Posted: Sat Nov 21, 2020 5:10 pm
by sms
Paul, that is exactly why I love the drag adjustment on Mako. With a quick move (or two if I’m going from max to min or vice versa) I can readjust the drag. I always have my drag on the minimum setting when casting. It is so fast to set it to max that there is no problem with that. Usually I wait so that the fish is on the reel and then put the ”brakes on”. That way I have some possibility ease the line if it finds a bad spot to go round before everything is cleared and line coming from the reel to the stripping guide.

There have been some reels with lever drags (Fladen, Steelfin, Saracione had at least prototype and I think Scierra had one also), latest is Seigler I think. Lever drags are very unpleasant to my eyes thou.

In Danielsson Control you are essentially winding from the frame side. If line is going out, you basically tighten the drag from the handle. In Varioverse you had a bit similar option although the handle was on the normal side of the reel (and the mechanism became overloaded with the drag setting I use for tuna).

Re: Saltwater Fly Reels

Posted: Wed Nov 25, 2020 1:05 pm
by Tom Benson
Will reserve further comments on this subject .......until the Mako Reel arrives....{ and I've had an opportunity to try it ooot }
Many thanks to all who have contributed ............
Confession .. excepting for my Danielson Original ( Nymph used on my 7 ' 6 " X 3 wt )
am exclusively ......WW Lamson
Tom

Re: Saltwater Fly Reels

Posted: Thu Nov 26, 2020 3:20 pm
by Tom Benson
Of interest to Saltwater Reel Users.......
In his very interesting book , Salt Walter Fly fishing Fundamentals ... Peter Morse , of this parish ;
Recommends the use of an anticorrosive { a very useful concept for the saltwater community }... Duralac.

Tom
ps , I have no connection wiff this company : whoever , I have a signed copy of the above journal .

Re: Saltwater Fly Reels

Posted: Thu Nov 26, 2020 4:18 pm
by carlz
I'm curious on people's opinions on the old cork, draw-bar style (Abel big game) reels.

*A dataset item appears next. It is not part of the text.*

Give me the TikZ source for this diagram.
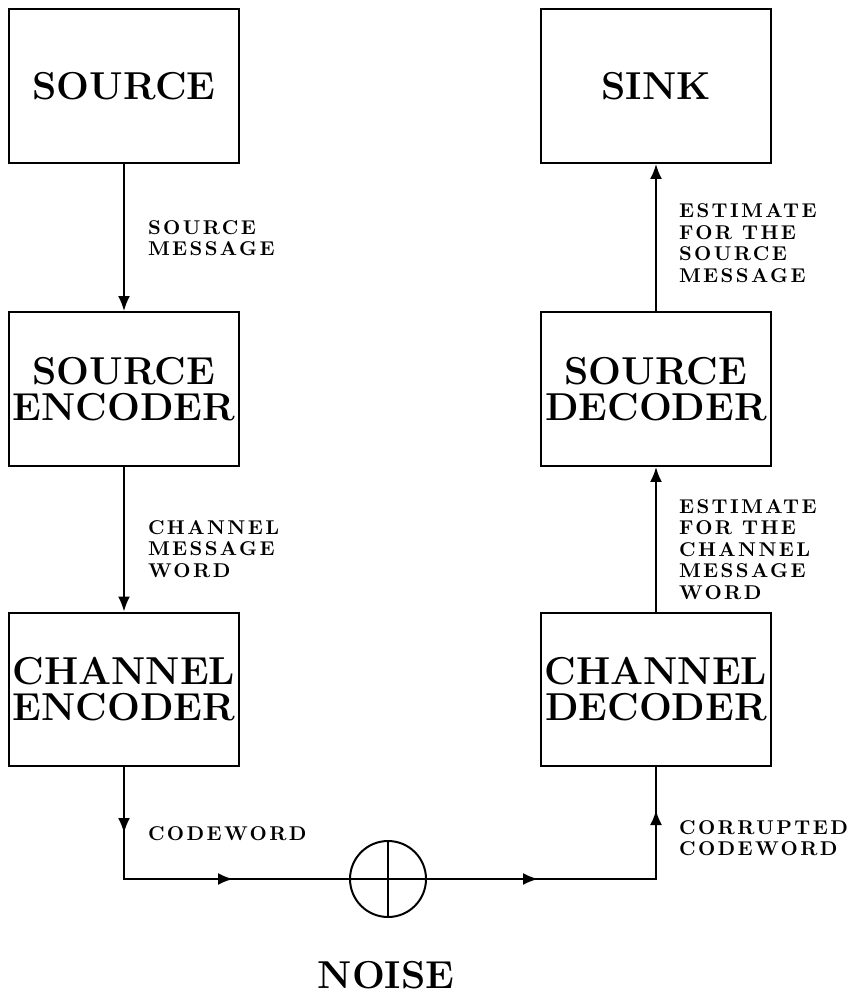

They are not maintenance free and the spools on the old BG models are not large arbor, but they are simple and easy to clean and work on. I presume Large Arbor is a must, but is the sealed drag that important? I am always cautions about new fly reels. The companies change the models so often that unless you are fishing 100 days a year, you won't see any problems in the reels before they come out with a new, improved model.

Re: Saltwater Fly Reels

Posted: Wed Dec 02, 2020 8:58 am
by Lou Bruno
Anyone use anti-reverse reels when SW fishing....Tibor and Valentine reels?
Lou

Re: Saltwater Fly Reels

Posted: Wed Dec 02, 2020 9:21 am
by Graeme H
I've got a valentine that was almost given to me (close out sale). The drag is too sticky for serious fishing with (what they wrongly call "start up inertia".)

I haven't tried the Tibor but I don't find AR to be a big requirement. The weight penalty is not worth the investment, since an appropriate drag setting will prevent the handle smashing fingers.

I agree 100% about the quality of the Mako reels. I've got two of them and they are the reels I will never part with.